ABOUT HALLMARK MOVIE CHANNEL
Hallmark Movie Channel, the second linear channel from Crown Media Holdings, Inc., simulcast in SD (Standard Definition) and HD (High Definition), is a 24-hour cable network dedicated to bringing viewers family-friendly movies with a mix of classic theatrical films, presentations from the acclaimed Hallmark Hall of Fame library, original Hallmark Channel movies and special events. In today’s crowded television landscape, the network is a unique and captivating entertainment experience, providing programming families can watch together. It is now available in 48 million homes. Crown Media also operates Hallmark Channel, which provides a diverse slate of high-quality entertainment to a national audience of nearly 87 million subscribers.
ABOUT PEDIGREE FOUNDATION
Created in 2008 and headquartered in Franklin, Tenn., PEDIGREE Foundation is a non-profit organization dedicated to helping dogs in need find loving homes by supporting the good work of shelters and dog rescue organizations throughout the country. The foundation provides grants to 501(c)(3) shelters and dog rescue organizations nationwide and encourages dog lovers to adopt, volunteer and donate to support the cause. Since 2008, close to $4 million has been granted to help more than 1,100 shelters and rescues. For more information about PEDIGREE Foundation, log on to www.pedigreefoundation.org.
ABOUT ANNIE THE MUSICAL
ANNIE, the new production of the Tony Award®-winning musical, opened Thursday, November 8 at the Palace Theatre (Broadway at 47th Street). ANNIE features a book by Thomas Meehan, music by Charles Strouse and lyrics by Martin Charnin, with all three authors receiving 1977 Tony Awards® for their work. ANNIE is directed by Pulitzer Prize and three-time Tony Award®-winner James Lapine and choreographed by Tony Award®-winner Andy Blankenbuehler.
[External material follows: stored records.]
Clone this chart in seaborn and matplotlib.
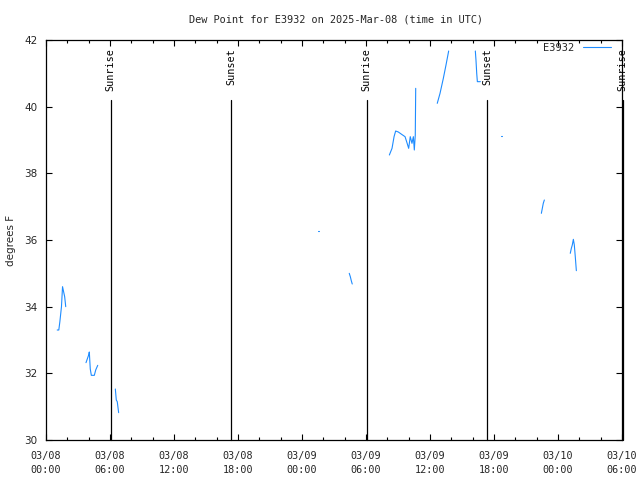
import matplotlib
matplotlib.use("Agg")
import matplotlib.pyplot as plt
import seaborn as sns
import pandas as pd
from matplotlib.lines import Line2D

# ---- data (hours since 2025-03-08 00:00 UTC) ----
seg_times = [
    [1.05, 1.2, 1.3, 1.45, 1.55, 1.65, 1.75, 1.85],
    [3.75, 4.0, 4.06, 4.15, 4.25, 4.53, 4.66, 4.85],
    [6.5, 6.59, 6.68, 6.81],
    [25.5, 25.56],
    [28.43, 28.53, 28.62, 28.71],
    [32.19, 32.44, 32.63, 32.78, 33.03, 33.34, 33.66, 33.81, 34.0, 34.15, 34.31, 34.44, 34.53, 34.62, 34.66],
    [36.68, 36.94, 37.25, 37.5, 37.75],
    [40.25, 40.31, 40.38, 40.44, 40.72],
    [42.66, 42.72],
    [46.44, 46.53, 46.62, 46.72],
    [49.15, 49.25, 49.34, 49.44, 49.53, 49.62, 49.72],
]
seg_values = [
    [33.3, 33.3, 33.55, 34.0, 34.6, 34.45, 34.3, 34.0],
    [32.32, 32.55, 32.64, 32.13, 31.94, 31.94, 32.1, 32.24],
    [31.53, 31.2, 31.15, 30.82],
    [36.26, 36.26],
    [35.0, 34.9, 34.78, 34.68],
    [38.55, 38.75, 39.1, 39.27, 39.24, 39.17, 39.1, 38.95, 38.75, 39.1, 38.9, 39.1, 38.7, 39.15, 40.55],
    [40.1, 40.4, 40.85, 41.25, 41.67],
    [41.67, 41.4, 41.0, 40.75, 40.75],
    [39.11, 39.11],
    [36.8, 36.95, 37.1, 37.2],
    [35.6, 35.75, 35.85, 36.02, 35.85, 35.5, 35.08],
]
sun_hours = [6.08, 17.34, 30.08, 41.34, 54.05]
sun_labels = ["Sunrise", "Sunset", "Sunrise", "Sunset", "Sunrise"]

xtick_hours = [0, 6, 12, 18, 24, 30, 36, 42, 48, 54]
xtick_labels = ["03/08\n00:00", "03/08\n06:00", "03/08\n12:00", "03/08\n18:00",
                "03/09\n00:00", "03/09\n06:00", "03/09\n12:00", "03/09\n18:00",
                "03/10\n00:00", "03/10\n06:00"]
yticks = [30, 32, 34, 36, 38, 40, 42]
station = "E3932"
title = "Dew Point for E3932 on 2025-Mar-08 (time in UTC)"
line_color = "#1E8CFF"

rows = []
for i, (ts, vs) in enumerate(zip(seg_times, seg_values)):
    for t, v in zip(ts, vs):
        rows.append({"hour": t, "dewpoint": v, "seg": i})
df = pd.DataFrame(rows)

sns.set_style("white")
plt.rcParams["font.family"] = ["DejaVu Sans Mono", "DejaVu Sans"]

fig = plt.figure(figsize=(6.4, 4.8), dpi=100)
ax = fig.add_axes([46/640, 40/480, 576/640, 400/480])

sns.lineplot(data=df, x="hour", y="dewpoint", units="seg", estimator=None,
             color=line_color, linewidth=0.8, ax=ax, legend=False)

ax.set_xlim(0, 54)
ax.set_ylim(30, 42)

# sunrise / sunset markers
for h, lab in zip(sun_hours, sun_labels):
    ax.plot([h, h], [30, 40.2], color="black", linewidth=0.9, clip_on=False)
    ax.text(h, 41.76, lab, rotation=90, ha="center", va="top",
            fontsize=7.3, color="black", clip_on=False)

ax.set_xticks(xtick_hours)
ax.set_xticklabels(xtick_labels, fontsize=7.3, linespacing=1.5)
ax.set_xticks([h for h in range(0, 55, 2) if h % 6 != 0], minor=True)
ax.set_yticks(yticks)
ax.set_yticklabels([str(y) for y in yticks], fontsize=7.5, family="DejaVu Sans")
ax.tick_params(axis="both", which="major", direction="in", length=4.5, width=0.8,
               top=True, right=True, bottom=True, left=True, color="black")
ax.tick_params(axis="x", which="minor", direction="in", length=2.5, width=0.8,
               top=True, bottom=True, color="black")
ax.tick_params(axis="x", which="major", pad=8)
ax.tick_params(axis="y", which="major", pad=6)

for s in ax.spines.values():
    s.set_visible(True)
    s.set_color("black")
    s.set_linewidth(0.9)

ax.set_xlabel("")
ax.set_ylabel("degrees F", fontsize=7.5, family="DejaVu Sans")
ax.yaxis.set_label_coords(-30/576, 0.5)

fig.text(336/640, 1 - 20/480, title, ha="center", va="center", fontsize=7.4)

handle = Line2D([], [], color=line_color, linewidth=0.8)
ax.legend([handle], [station], loc="center right", bbox_to_anchor=(0.988, 0.98),
          frameon=False, markerfirst=False, handlelength=2.7, fontsize=7.5,
          borderaxespad=0, handletextpad=0.8)

fig.savefig("out.png", dpi=100)
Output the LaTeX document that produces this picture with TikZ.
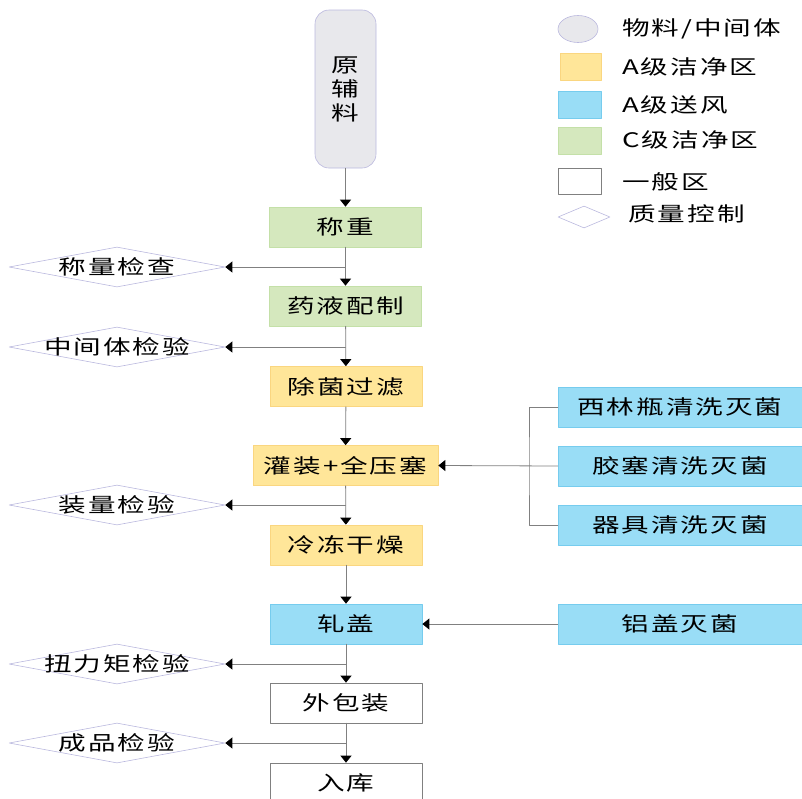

ANNIE stars two-time Tony Award® winner Katie Finneran as Miss Hannigan, Australian star Anthony Warlow making his Broadway debut as Daddy Warbucks and 11-year-old Lilla Crawford as Annie, with Brynn O’Malley as Grace Farrell, Clarke Thorell as Rooster Hannigan, and J. Elaine Marcos as Lily St. Regis. The Orphans are Madi Rae DiPietro as July, Georgi James as Pepper, Junah Jang as Tessie, Tyrah Skye Odoms as Kate, Taylor Richardson as Duffy, Emily Rosenfeld as Molly and Jaidyn Young as standby for the roles of Annie, Pepper, Duffy and July. The production also features Ashley Blanchet, Jane Blass, Jeremy Davis, Fred Inkley, Merwin Foard, Joel Hatch, Amanda Lea LaVergne, Gavin Lodge, Liz McCartney, Desi Oakley, Keven Quillon, David Rossetti, Sarah Solie, Dennis Stowe and Ryan VanDenBoom.
ANNIE is produced on Broadway by Arielle Tepper Madover, Roger Horchow, Sally Horchow, Roger Berlind, Roy Furman, Debbie Bisno, Stacey Mindich, Nederlander Presentations, Inc., Jane Bergère/Daryl Roth and Eva Price/Christina Papagjika.